Examine yourself, Christian. Expose yourself to the light and let your faults be clearly visible, that you may give them over to God. Look inward, unbeliever. Search out for yourself why it is that your consumption fails to satisfy - why it is that you must continually seek contentment, but are perpetually short of arriving there.

It is only God that will satisfy you - He is your highest calling.

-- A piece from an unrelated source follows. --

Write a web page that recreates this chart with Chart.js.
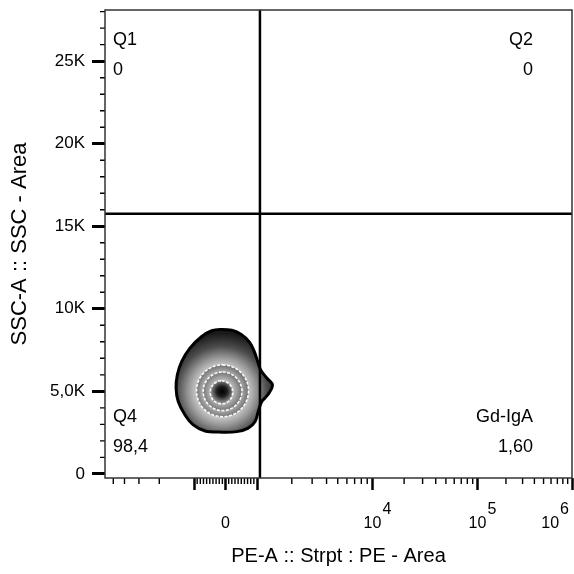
<!DOCTYPE html>
<html>
<head>
<meta charset="utf-8">
<title>PE-A vs SSC-A</title>
<script src="https://cdn.jsdelivr.net/npm/chart.js@4.4.1/dist/chart.umd.min.js"></script>
<style>
  html, body { margin: 0; padding: 0; background: #fff; }
  #wrap { width: 574px; height: 574px; }
</style>
</head>
<body>
<div id="wrap"><canvas id="flowPlot"></canvas></div>
<script>
// axis ranges
const xRange = [-5900, 1000000];
const yRange = [-250, 28100];

// x axis (biexponential) ticks
const xMajorTicks = [-1000, 0, 1000, 10000, 100000, 1000000];
const xMinorTicks = [-5000, -4000, -3000, -2000,
  -900, -800, -700, -600, -500, -400, -300, -200, -100,
  100, 200, 300, 400, 500, 600, 700, 800, 900,
  2000, 3000, 4000, 5000, 6000, 7000, 8000, 9000,
  20000, 30000, 40000, 50000, 60000, 70000, 80000, 90000,
  200000, 300000, 400000, 500000, 600000, 700000, 800000, 900000];
const xLabelValues = [0, 10000, 100000, 1000000];
const xLabelBase = ['0', '10', '10', '10'];
const xLabelExp = ['', '4', '5', '6'];

// y axis ticks
const yMajorTicks = [0, 5000, 10000, 15000, 20000, 25000];
const yTickLabels = ['0', '5,0K', '10K', '15K', '20K', '25K'];
const yMinorTicks = [1000, 2000, 3000, 4000, 6000, 7000, 8000, 9000,
  11000, 12000, 13000, 14000, 16000, 17000, 18000, 19000,
  21000, 22000, 23000, 24000, 26000, 27000, 28000];

// quadrant gate
const gateX = 1060;
const gateY = 15750;
const quadNames = ['Q1', 'Q2', 'Q4', 'Gd-IgA'];
const quadValues = ['0', '0', '98,4', '1,60'];

// population contours (PE-A, SSC-A), outermost first
const contourOuter = [[-175, 8750], [200, 8700], [500, 8450], [760, 7980], [920, 7380], [1020, 6750],
  [1075, 6300], [1210, 5820], [1360, 5390], [1240, 4790], [1100, 4380], [1025, 3780], [940, 3170],
  [720, 2770], [360, 2560], [-175, 2530], [-650, 2600], [-1015, 2970], [-1200, 3580], [-1370, 4380],
  [-1430, 5190], [-1395, 6000], [-1280, 6800], [-1085, 7620], [-755, 8320], [-440, 8670]];
const contourRing1 = [[-95, 6600], [490, 6140], [730, 5030], [490, 3920], [-95, 3460], [-680, 3920], [-920, 5030], [-680, 6140]];
const contourRing2 = [[-95, 6170], [340, 5820], [520, 5000], [340, 4180], [-95, 3830], [-530, 4180], [-710, 5000], [-530, 5820]];
const contourRing3 = [[-125, 5640], [125, 5430], [230, 4940], [125, 4450], [-125, 4240], [-380, 4450], [-485, 4940], [-380, 5430]];
const popCenter = [-110, 5000];

// biexponential display: linear around zero, then decades
const biexLinear = 1000;
const biexDecades = [[1e3, 0.3], [1e4, 1.4], [1e5, 2.4], [1e6, 3.3]];

function biex(v) {
  const m = Math.abs(v), s = v < 0 ? -1 : 1;
  if (m <= biexLinear) return s * biexDecades[0][1] * m / biexLinear;
  let i = 1;
  while (i < biexDecades.length - 1 && m > biexDecades[i][0]) i++;
  const [m0, t0] = biexDecades[i - 1], [m1, t1] = biexDecades[i];
  return s * (t0 + (t1 - t0) * Math.log10(m / m0) / Math.log10(m1 / m0));
}

function unbiex(t) {
  const a = Math.abs(t), s = t < 0 ? -1 : 1;
  if (a <= biexDecades[0][1]) return s * a / biexDecades[0][1] * biexLinear;
  let i = 1;
  while (i < biexDecades.length - 1 && a > biexDecades[i][1]) i++;
  const [m0, t0] = biexDecades[i - 1], [m1, t1] = biexDecades[i];
  return s * m0 * Math.pow(m1 / m0, (a - t0) / (t1 - t0));
}

class BiexScale extends Chart.Scale {
  determineDataLimits() {
    this.min = this.options.min;
    this.max = this.options.max;
  }
  buildTicks() {
    return xMajorTicks.map(v => ({ value: v }));
  }
  getLabelForValue(v) {
    return String(v);
  }
  configure() {
    super.configure();
    this._lo = biex(this.min);
    this._hi = biex(this.max);
  }
  getPixelForValue(v) {
    return this.getPixelForDecimal((biex(v) - this._lo) / (this._hi - this._lo));
  }
  getValueForPixel(p) {
    return unbiex(this._lo + this.getDecimalForPixel(p) * (this._hi - this._lo));
  }
}
BiexScale.id = 'biex';
BiexScale.defaults = {};
Chart.register(BiexScale);

const FONT = '"Liberation Sans", Arial, sans-serif';
const toPoints = arr => arr.map(([x, y]) => ({ x, y }));

// radial zebra shading around the population centre
function shade(stops) {
  return (c) => {
    const chart = c.chart;
    const sx = chart.scales.x, sy = chart.scales.y;
    if (!chart.chartArea || !sx || !sy) return stops[stops.length - 1][1];
    const cx = sx.getPixelForValue(popCenter[0]);
    const cy = sy.getPixelForValue(popCenter[1]);
    const rMax = stops[stops.length - 1][0];
    const g = chart.ctx.createRadialGradient(cx, cy, 0, cx, cy, rMax);
    stops.forEach(([r, col]) => g.addColorStop(r / rMax, col));
    return g;
  };
}

// make contour lines closed smooth loops
const closedLoops = {
  id: 'closedLoops',
  afterDatasetUpdate(chart, args) {
    const ds = chart.data.datasets[args.index];
    if (ds.closed && args.meta.dataset) {
      args.meta.dataset._loop = true;
      args.meta.dataset._fullLoop = true;
    }
  }
};

const flowDecor = {
  id: 'flowDecor',
  afterDraw(chart) {
    const { ctx, chartArea: a, scales: { x, y } } = chart;
    ctx.save();

    // minor ticks
    ctx.strokeStyle = '#000';
    ctx.lineWidth = 1.4;
    ctx.beginPath();
    xMinorTicks.forEach(v => {
      const px = x.getPixelForValue(v);
      ctx.moveTo(px, a.bottom);
      ctx.lineTo(px, a.bottom + 6);
    });
    yMinorTicks.forEach(v => {
      const py = y.getPixelForValue(v);
      ctx.moveTo(a.left, py);
      ctx.lineTo(a.left - 5, py);
    });
    ctx.stroke();

    // plot frame
    ctx.strokeStyle = '#333';
    ctx.lineWidth = 1.5;
    ctx.strokeRect(a.left, a.top, a.right - a.left, a.bottom - a.top);

    // x labels with exponents
    ctx.fillStyle = '#000';
    ctx.font = '16px ' + FONT;
    ctx.textBaseline = 'middle';
    ctx.textAlign = 'left';
    xLabelValues.forEach((v, i) => {
      const px = x.getPixelForValue(v);
      const wb = ctx.measureText(xLabelBase[i]).width;
      const we = xLabelExp[i] ? ctx.measureText(xLabelExp[i]).width + 1 : 0;
      const left = Math.min(px - wb / 2, chart.width - 5 - wb - we);
      ctx.fillText(xLabelBase[i], left, a.bottom + 46);
      if (xLabelExp[i]) ctx.fillText(xLabelExp[i], left + wb + 1, a.bottom + 32);
    });

    // quadrant names and percentages
    ctx.font = '18px ' + FONT;
    const lx = a.left + 8, rx = a.right - 39;
    const spots = [[lx, a.top + 30, 'left'], [rx, a.top + 30, 'right'],
                   [lx, a.bottom - 61, 'left'], [rx, a.bottom - 61, 'right']];
    spots.forEach(([px, py, align], i) => {
      ctx.textAlign = align;
      ctx.fillText(quadNames[i], px, py);
      ctx.fillText(quadValues[i], px, py + 30);
    });
    ctx.restore();
  }
};

new Chart(document.getElementById('flowPlot'), {
  type: 'line',
  data: {
    datasets: [
      {
        label: 'gate x',
        data: [{ x: gateX, y: yRange[0] }, { x: gateX, y: yRange[1] }],
        borderColor: '#000', borderWidth: 2.5, fill: false, tension: 0, order: 0
      },
      {
        label: 'gate y',
        data: [{ x: xRange[0], y: gateY }, { x: xRange[1], y: gateY }],
        borderColor: '#000', borderWidth: 2.5, fill: false, tension: 0, order: 0
      },
      {
        label: 'level 3', closed: true,
        data: toPoints(contourRing3),
        fill: 'shape', tension: 0.38, order: 1,
        backgroundColor: shade([[0, '#000'], [5, '#1c1c1c'], [12, '#9a9a9a']]),
        borderColor: 'rgba(255,255,255,0.95)', borderWidth: 1.6, borderDash: [3, 1.5]
      },
      {
        label: 'level 2', closed: true,
        data: toPoints(contourRing2),
        fill: 'shape', tension: 0.38, order: 2,
        backgroundColor: shade([[11, '#bcbcbc'], [21, '#666']]),
        borderColor: 'rgba(255,255,255,0.95)', borderWidth: 1.6, borderDash: [3, 1.5]
      },
      {
        label: 'level 1', closed: true,
        data: toPoints(contourRing1),
        fill: 'shape', tension: 0.38, order: 3,
        backgroundColor: shade([[18, '#b8b8b8'], [28, '#626262']]),
        borderColor: 'rgba(255,255,255,0.95)', borderWidth: 1.6, borderDash: [3, 1.5]
      },
      {
        label: 'outer', closed: true,
        data: toPoints(contourOuter),
        fill: 'shape', tension: 0.35, order: 4,
        backgroundColor: shade([[24, '#d2d2d2'], [34, '#969696'], [45, '#4c4c4c'], [58, '#1a1a1a']]),
        borderColor: '#000', borderWidth: 3
      }
    ]
  },
  options: {
    responsive: true,
    maintainAspectRatio: false,
    animation: false,
    devicePixelRatio: 1,
    layout: { padding: { top: 10, right: 2, bottom: 0, left: 0 } },
    elements: { point: { radius: 0, hoverRadius: 0 } },
    plugins: {
      legend: { display: false },
      tooltip: { enabled: false }
    },
    scales: {
      x: {
        type: 'biex',
        min: xRange[0],
        max: xRange[1],
        afterFit: s => { s.height = 96; s.paddingLeft = 0; s.paddingRight = 0; },
        border: { display: false },
        grid: { drawOnChartArea: false, drawTicks: true, tickLength: 12, tickWidth: 2.5, tickColor: '#000' },
        ticks: { display: false },
        title: {
          display: true,
          text: 'PE-A :: Strpt : PE - Area',
          color: '#000',
          font: { family: FONT, size: 20 },
          padding: { top: 0, bottom: 6 }
        }
      },
      y: {
        type: 'linear',
        min: yRange[0],
        max: yRange[1],
        afterBuildTicks: s => { s.ticks = yMajorTicks.map(v => ({ value: v })); },
        afterFit: s => { s.width = 105; s.paddingTop = 0; s.paddingBottom = 0; },
        border: { display: false },
        grid: { drawOnChartArea: false, drawTicks: true, tickLength: 13, tickWidth: 3, tickColor: '#000' },
        ticks: {
          color: '#000',
          font: { family: FONT, size: 17 },
          padding: 7,
          callback: v => yTickLabels[yMajorTicks.indexOf(v)]
        },
        title: {
          display: true,
          text: 'SSC-A :: SSC - Area',
          color: '#000',
          font: { family: FONT, size: 22 },
          padding: { top: 7, bottom: 0 }
        }
      }
    }
  },
  plugins: [closedLoops, flowDecor]
});
</script>
</body>
</html>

Happiness is a Function of Living

...neither life nor happiness can be achieved by the pursuit of irrational whims. Just as man is free to attempt to survive in any random manner, but will perish unless he lives as his nature requires, so he is free to seek his happiness in any mindless fraud, but the torture of frustration is all he will find, unless he seeks the happiness proper to man. The purpose of morality is to teach you, not to suffer and die, but to enjoy yourself and live.

Ayn Rand, Atlas Shrugged

A Life to Emulate

Permit me, if I may, to reproduce here an excerpt from the biography George Müller of Bristol, by A.T. Pierson:

Think of a young convert, with such an ensnaring past to reproach and retard him, within these few years learning such advanced lessons in renunciation: burning his manuscript novel, giving up the girl the loved, turning this back on the seductive prospect of ease and wealth, to accept self-denial for God, cutting loose from dependence on his father and then refusing all stated salary lest his liberty of witness be curtailed, and choosing a simple expository mode of preaching, instead of catering to popular taste! Then mark how he fed on the word of God; how he cultivated the habits of searching the Scriptures and praying in secret; how he threw himself on God, not only for temporal supplies, but for support in bearing all burdens, however great or small; and how thus early he offered himself for the mission field and was impatiently eager to enter it. Then look at the sovereign love of God, imparting to him in so eminent a degree the childlike spirit, teaching him to trust not his own variable moods of feeling, but the changeless word of His promise; teaching him to wait patiently on Him for orders, and not to look to human authority or direction; and so singularly releasing him from military service for life, and mysteriously withholding him from the far-off mission field, that He might train him for his unique mission to the race and the ages to come!

These are a few of the salient points of this narrative, thus far, which must, to any candid mind, demonstrate that a higher Hand was moulding this chosen vessel on His potter's wheel, and shaping it unmistakably for the singular service to which it was destined!